SHORT TASK:
Extract the full listing verbatim and drop any pictures from your copy.

RECORDED DATA:
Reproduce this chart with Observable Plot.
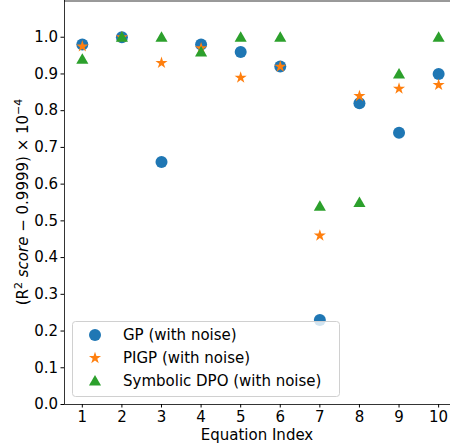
<!DOCTYPE html>
<html>
<head>
<meta charset="utf-8">
<script src="https://cdn.jsdelivr.net/npm/d3@7"></script>
<script src="https://cdn.jsdelivr.net/npm/@observablehq/plot@0.6"></script>
<style>
  html, body { margin: 0; padding: 0; background: white; }
  svg { display: block; }
</style>
</head>
<body>
<div id="chart"></div>
<script>
const eqIndex = [1, 2, 3, 4, 5, 6, 7, 8, 9, 10];
const gpValues   = [0.98, 1.00, 0.66, 0.98, 0.96, 0.92, 0.23, 0.82, 0.74, 0.90];
const pigpValues = [0.975, 1.00, 0.93, 0.97, 0.89, 0.92, 0.46, 0.84, 0.86, 0.87];
const dpoValues  = [0.94, 1.00, 1.00, 0.96, 1.00, 1.00, 0.54, 0.55, 0.90, 1.00];
const yTicks = [0, 0.1, 0.2, 0.3, 0.4, 0.5, 0.6, 0.7, 0.8, 0.9, 1.0];
const seriesNames = ["GP (with noise)", "PIGP (with noise)", "Symbolic DPO (with noise)"];
const seriesColors = ["#1f77b4", "#ff7f0e", "#2ca02c"];
const seriesSymbols = ["circle", "star", "triangle"];

const toRows = vals => eqIndex.map((x, i) => ({x, y: vals[i]}));
const gp = toRows(gpValues), pigp = toRows(pigpValues), dpo = toRows(dpoValues);

const xDomain = [0.55, 10.3];
const yDomain = [0, 1.1];

const chart = Plot.plot({
  width: 450,
  height: 447,
  marginLeft: 64,
  marginRight: 0,
  marginTop: 0,
  marginBottom: 43,
  style: {fontFamily: "DejaVu Sans, sans-serif", fontSize: "15px", background: "white", color: "black"},
  x: {domain: xDomain},
  y: {domain: yDomain},
  marks: [
    Plot.axisX({ticks: eqIndex, tickFormat: d => String(d), tickSize: 3.5, tickPadding: 3, label: null, fontSize: 15}),
    Plot.axisY({ticks: yTicks, tickFormat: d3.format(".1f"), tickSize: 3.5, tickPadding: 3, label: null, fontSize: 15}),
    Plot.dot(gp, {x: "x", y: "y", symbol: "circle", r: 6, fill: seriesColors[0], stroke: "none"}),
    Plot.dot(pigp, {x: "x", y: "y", symbol: "star", r: 3.8, fill: seriesColors[1], stroke: "none"}),
    Plot.dot(dpo, {x: "x", y: "y", symbol: "triangle", r: 4.5, fill: seriesColors[2], stroke: "none", dy: 1}),
    Plot.ruleX([xDomain[0]], {stroke: "black", strokeWidth: 0.8}),
    Plot.ruleY([yDomain[0]], {stroke: "black", strokeWidth: 0.8}),
    Plot.ruleY([yDomain[1]], {stroke: "black", strokeWidth: 0.8, dy: 0.5})
  ]
});

document.getElementById("chart").appendChild(chart);

const svg = d3.select(chart);
const font = "DejaVu Sans, sans-serif";

// Legend
const lg = svg.append("g").attr("text-anchor", "start");
lg.append("rect")
  .attr("x", 72.5).attr("y", 321.5).attr("width", 267).attr("height", 75)
  .attr("rx", 3).attr("fill", "white").attr("fill-opacity", 0.8)
  .attr("stroke", "#d0d0d0").attr("stroke-width", 1);
const legendSizes = [Math.PI * 36, Math.PI * 3.8 * 3.8, Math.PI * 4.5 * 4.5];
const symMap = {circle: d3.symbolCircle, star: d3.symbolStar, triangle: d3.symbolTriangle};
seriesNames.forEach((name, i) => {
  const cy = 335 + i * 23;
  lg.append("path")
    .attr("d", d3.symbol(symMap[seriesSymbols[i]], legendSizes[i])())
    .attr("transform", `translate(95,${cy + (i === 2 ? 1 : 0)})`)
    .attr("fill", seriesColors[i]);
  lg.append("text")
    .attr("x", 123).attr("y", cy).attr("dy", "0.35em")
    .attr("text-anchor", "start")
    .attr("font-family", font).attr("font-size", 15).attr("fill", "black")
    .text(name);
});

// X label
svg.append("text")
  .attr("x", 257).attr("y", 440)
  .attr("text-anchor", "middle")
  .attr("font-family", font).attr("font-size", 15).attr("fill", "black")
  .text("Equation Index");

// Y label
const yl = svg.append("text")
  .attr("transform", "translate(27.5,202) rotate(-90)")
  .attr("text-anchor", "middle")
  .attr("font-family", font).attr("font-size", 15).attr("fill", "black");
yl.append("tspan").text("(R");
yl.append("tspan").attr("font-size", 11).attr("dy", -6).text("2");
yl.append("tspan").attr("dy", 6).text(" ");
yl.append("tspan").attr("font-style", "italic").text("score");
yl.append("tspan").text(" \u2212 0.9999) \u00d7 10");
yl.append("tspan").attr("font-size", 11).attr("dy", -6).text("\u22124");
</script>
</body>
</html>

EXPECTED OUTPUT:
Reproduce this chart with Observable Plot.
<!DOCTYPE html>
<html>
<head>
<meta charset="utf-8">
<script src="https://cdn.jsdelivr.net/npm/d3@7"></script>
<script src="https://cdn.jsdelivr.net/npm/@observablehq/plot@0.6"></script>
<style>
  html, body { margin: 0; padding: 0; background: white; }
  svg { display: block; }
</style>
</head>
<body>
<div id="chart"></div>
<script>
const eqIndex = [1, 2, 3, 4, 5, 6, 7, 8, 9, 10];
const gpValues   = [0.98, 1.00, 0.66, 0.98, 0.96, 0.92, 0.23, 0.82, 0.74, 0.90];
const pigpValues = [0.975, 1.00, 0.93, 0.97, 0.89, 0.92, 0.46, 0.84, 0.86, 0.87];
const dpoValues  = [0.94, 1.00, 1.00, 0.96, 1.00, 1.00, 0.54, 0.55, 0.90, 1.00];
const yTicks = [0, 0.1, 0.2, 0.3, 0.4, 0.5, 0.6, 0.7, 0.8, 0.9, 1.0];
const seriesNames = ["GP (with noise)", "PIGP (with noise)", "Symbolic DPO (with noise)"];
const seriesColors = ["#1f77b4", "#ff7f0e", "#2ca02c"];
const seriesSymbols = ["circle", "star", "triangle"];

const toRows = vals => eqIndex.map((x, i) => ({x, y: vals[i]}));
const gp = toRows(gpValues), pigp = toRows(pigpValues), dpo = toRows(dpoValues);

const xDomain = [0.55, 10.3];
const yDomain = [0, 1.1];

const chart = Plot.plot({
  width: 450,
  height: 447,
  marginLeft: 64,
  marginRight: 0,
  marginTop: 0,
  marginBottom: 43,
  style: {fontFamily: "DejaVu Sans, sans-serif", fontSize: "15px", background: "white", color: "black"},
  x: {domain: xDomain},
  y: {domain: yDomain},
  marks: [
    Plot.axisX({ticks: eqIndex, tickFormat: d => String(d), tickSize: 3.5, tickPadding: 3, label: null, fontSize: 15}),
    Plot.axisY({ticks: yTicks, tickFormat: d3.format(".1f"), tickSize: 3.5, tickPadding: 3, label: null, fontSize: 15}),
    Plot.dot(gp, {x: "x", y: "y", symbol: "circle", r: 6, fill: seriesColors[0], stroke: "none"}),
    Plot.dot(pigp, {x: "x", y: "y", symbol: "star", r: 3.8, fill: seriesColors[1], stroke: "none"}),
    Plot.dot(dpo, {x: "x", y: "y", symbol: "triangle", r: 4.5, fill: seriesColors[2], stroke: "none", dy: 1}),
    Plot.ruleX([xDomain[0]], {stroke: "black", strokeWidth: 0.8}),
    Plot.ruleY([yDomain[0]], {stroke: "black", strokeWidth: 0.8}),
    Plot.ruleY([yDomain[1]], {stroke: "black", strokeWidth: 0.8, dy: 0.5})
  ]
});

document.getElementById("chart").appendChild(chart);

const svg = d3.select(chart);
const font = "DejaVu Sans, sans-serif";

// Legend
const lg = svg.append("g").attr("text-anchor", "start");
lg.append("rect")
  .attr("x", 72.5).attr("y", 321.5).attr("width", 267).attr("height", 75)
  .attr("rx", 3).attr("fill", "white").attr("fill-opacity", 0.8)
  .attr("stroke", "#d0d0d0").attr("stroke-width", 1);
const legendSizes = [Math.PI * 36, Math.PI * 3.8 * 3.8, Math.PI * 4.5 * 4.5];
const symMap = {circle: d3.symbolCircle, star: d3.symbolStar, triangle: d3.symbolTriangle};
seriesNames.forEach((name, i) => {
  const cy = 335 + i * 23;
  lg.append("path")
    .attr("d", d3.symbol(symMap[seriesSymbols[i]], legendSizes[i])())
    .attr("transform", `translate(95,${cy + (i === 2 ? 1 : 0)})`)
    .attr("fill", seriesColors[i]);
  lg.append("text")
    .attr("x", 123).attr("y", cy).attr("dy", "0.35em")
    .attr("text-anchor", "start")
    .attr("font-family", font).attr("font-size", 15).attr("fill", "black")
    .text(name);
});

// X label
svg.append("text")
  .attr("x", 257).attr("y", 440)
  .attr("text-anchor", "middle")
  .attr("font-family", font).attr("font-size", 15).attr("fill", "black")
  .text("Equation Index");

// Y label
const yl = svg.append("text")
  .attr("transform", "translate(27.5,202) rotate(-90)")
  .attr("text-anchor", "middle")
  .attr("font-family", font).attr("font-size", 15).attr("fill", "black");
yl.append("tspan").text("(R");
yl.append("tspan").attr("font-size", 11).attr("dy", -6).text("2");
yl.append("tspan").attr("dy", 6).text(" ");
yl.append("tspan").attr("font-style", "italic").text("score");
yl.append("tspan").text(" \u2212 0.9999) \u00d7 10");
yl.append("tspan").attr("font-size", 11).attr("dy", -6).text("\u22124");
</script>
</body>
</html>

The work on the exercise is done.